We do not need a building that is as tall as a five-story apartment building.
It will loom over neighboring houses and apartments, block our light and views, and shade the playground. Neighbors will be facing three stories of classrooms with 9-foot-high windows, lit in hours of darkness, reflecting sun in daytime, and intruding with views from the school to our residences. The 57-foot height is far more than the land use code’s normal maximum of 35 feet for schools in residential zones. It is more than double the existing building height along 59th Avenue SW.
We do not need the added traffic and parking on the streets.
You may have noticed that we have a parking problem in Alki near the beach whenever the sun is out.
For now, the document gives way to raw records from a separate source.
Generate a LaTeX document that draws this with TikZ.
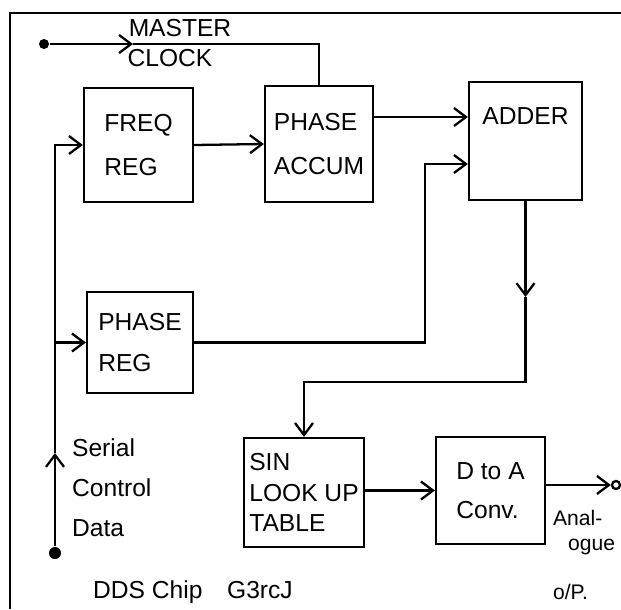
\documentclass[tikz,border=0pt]{standalone}
\usepackage{fontspec}
\setmainfont{Liberation Sans}
\usetikzlibrary{arrows.meta,positioning,calc}
\newcommand{\hand}{\fontsize{14}{20}\selectfont}

\begin{document}
\begin{tikzpicture}[x=0.02cm,y=-0.02cm,line width=1.3pt,
  block/.style={draw,line width=1.3pt,align=left,font=\hand,inner sep=2pt},
  sig/.style={-{Straight Barb[length=2.4mm,width=3.6mm]}},
  txt/.style={font=\hand,align=left,inner sep=0pt},
  terminal/.style={circle,fill,inner sep=0pt,minimum size=#1},
  outlet/.style={circle,draw,fill=white,inner sep=0pt,minimum size=0.16cm}]
\useasboundingbox (0,0) rectangle (621,609);
% Chip outline
\draw (621,13) -- (10,13) -- (10,609);
% Blocks
\node[block,minimum width=2.18cm,minimum height=2.28cm] (freq) at (138.5,145) {FREQ\\[0.18cm]REG};
\node[block,minimum width=2.16cm,minimum height=2.32cm] (accum) at (319,144) {PHASE\\[0.16cm]ACCUM};
\node[block,minimum width=2.26cm,minimum height=2.36cm,text depth=1.0cm] (adder) at (525.5,141) {ADDER};
\node[block,minimum width=2.12cm,minimum height=2.02cm] (phreg) at (140,342.5) {PHASE\\[0.1cm]REG};
\node[block,minimum width=2.4cm,minimum height=2.18cm,font=\fontsize{14}{17.5}\selectfont] (sin) at (304,492.5) {SIN\\LOOK UP\\TABLE};
\node[block,minimum width=2.18cm,minimum height=2.14cm] (dtoa) at (490.5,490.5) {D to A\\[0.08cm]Conv.};
% Clock input
\node[terminal=0.2cm] (clk) at (44,44) {};
\coordinate (clkarr) at (133,44);
\draw[sig] (clk) -- (clkarr);
\draw (clkarr) -| (accum.north);
\node[txt] (master) at (180,28) {MASTER};
\node[txt] (clock) at (170,58) {CLOCK};
% Serial control data
\node[terminal=0.24cm] (ser) at (55,553) {};
\coordinate (serarr) at (55,453);
\draw[sig] (ser) -- (serarr);
\draw[sig] (serarr) |- (freq.west);
\draw[sig] (serarr |- phreg.west) -- (phreg.west);
\node[txt,anchor=west] (serlbl) at (71,488) {Serial\\[0.1cm]Control\\[0.1cm]Data};
% Data path
\draw[sig] (freq.east) -- (accum.west);
\draw[sig] ([yshift=0.54cm]accum.east) -- ([yshift=0.54cm]accum.east -| adder.west);
\coordinate (join) at (425,164);
\draw[sig] (phreg.east) -| (join) -- (join -| adder.west);
\coordinate (addarr) at (adder.south |- 0,297);
\coordinate (turn) at (adder.south |- 0,382);
\draw[sig] (adder.south) -- (addarr);
\draw[sig] (addarr) -- (turn) -| (sin.north);
\draw[sig] (sin.east |- dtoa.west) -- (dtoa.west);
% Analogue output
\node[outlet] (out) at (616,485) {};
\draw[sig] (dtoa.east |- out) -- (out);
\node[txt,anchor=north west,font=\fontsize{12}{14}\selectfont] (oplbl) at (552,509) {Anal-\\\hspace{0.3cm}ogue\\[14pt]o/P.};
\node[txt] (chip) at (193,592) {DDS Chip\quad G3rcJ};
\end{tikzpicture}
\end{document}
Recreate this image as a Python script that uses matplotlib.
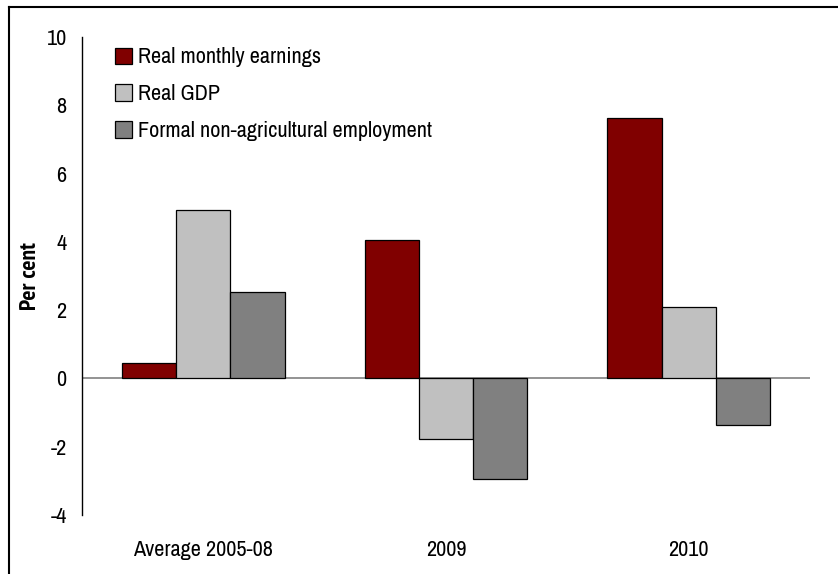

The District is asking for code exemptions to eliminate all on-site car parking, to have no ADA parking or drop-off/pick-up zone, to keep the bus load zone the same, and to have substantially less than code minimum for bike parking.
We do not need the added environmental impacts.
The District is trying to fit 10 gallons of water into a 5-gallon hat.
Instead of remediating past damage and neglect of the site, The District is planning to pave and build over more of it. The soil, with a high probability of archeological importance, and steep slope at the southeast will be greatly disturbed by construction. The oversized building requires more construction noise, dust, and air pollution over a longer period. Permanent impacts for noise, light, glare, traffic safety, parking, tree canopy and environmentally critical areas will be greater than necessary.
The message we neighbors of Alki School would like the School Board to hear:
- Don’t just ask for input. Respond with respect, flexibility, and common sense.
- Use our taxes wisely.
- Become good stewards of the land and water we entrust to you.
- We vote.
- Right-size Alki School.
Don Brubeck is a retired architect who has worked on private schools and public school projects in 16 school districts in Washington and Oregon, including West Seattle’s Madison MS, Denny MS, Chief Sealth HS, West Seattle HS, Arbor Heights ES and Holy Rosary School.
This Op-Ed was written to represent the collective views of many neighbors in the Alki neighborhood. It is meant to amplify those voices and prompt greater transparency, communication and flexibility from Seattle Public Schools. The district was given an oppotunity to comment on this prior to publication but they declined.